Kentavious Caldwell-Pope, Los Angeles Lakers (player option)
Caldwell-Pope has an $8.5 million player option for next season. He's more likely to opt-out of that option following a breakout postseason that saw him average 10.7 points per game on 37.8 percent shooting from the perimeter while limiting the likes of Duncan Robinson, Jamal Murray, Damian Lillard and Tyler Herro on the defensive end.
Wesley Matthews, Milwaukee Bucks (player option)
Matthews started at shooting guard for the Bucks this season, who finished the regular season with the best record in the league. He's a solid perimeter defender and 3-point shooter, knocking down 38.1 percent of his career 3-point attempts. He has a $2.7 million player option for next season.
Malik Beasley, Minnesota Timberwolves (restricted)
After coming off the bench for the Nuggets to start his career, Beasley thrived as a starter on the Timberwolves following this season's trade deadline to the tune of 20.7 points, 5.1 rebounds and 1.9 assists over 14 games. Like Dunn and Bogdanovic, he's a restricted free agent, giving the Timberwolves the option of matching any offer sheet he signs.
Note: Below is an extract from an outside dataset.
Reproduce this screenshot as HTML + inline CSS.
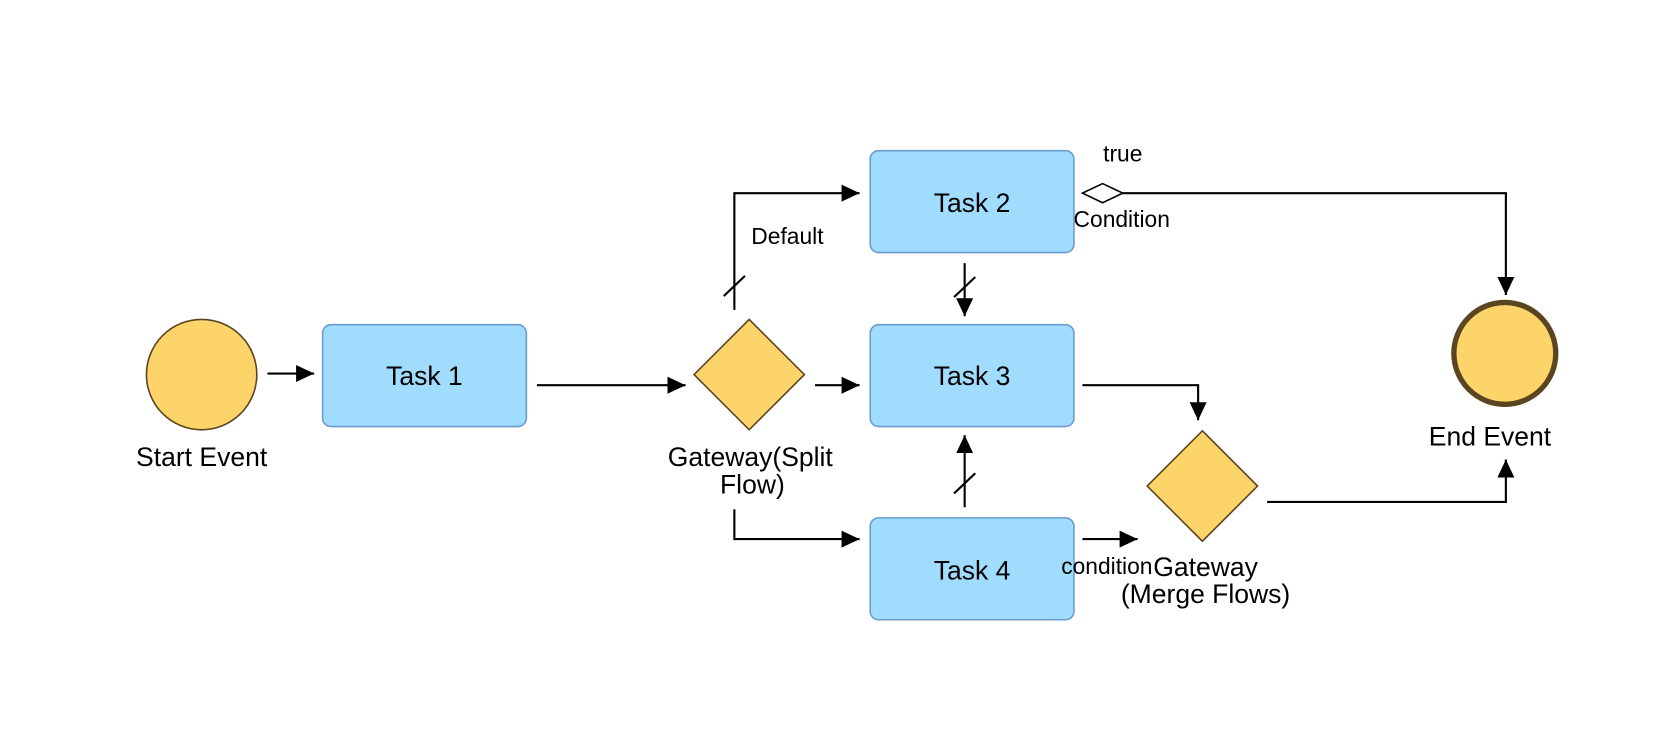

Jevon Carter, Phoenix Suns (restricted)
A pesky on-ball defender who made great strides as a 3-point shooter this season, going from shooting 33.3 percent as a rookie to 42.5 percent as a sophomore, Carter is an interesting option for any team in search of a young backup at point guard. Carter is also a restricted free agent.
De'Anthony Melton, Memphis Grizzlies (restricted)
The same applies to Melton, who is only 22, although he isn't the 3-point shooter that Carter is, shooting 30.5 percent from the perimeter as a rookie and 28.6 percent as a sophomore.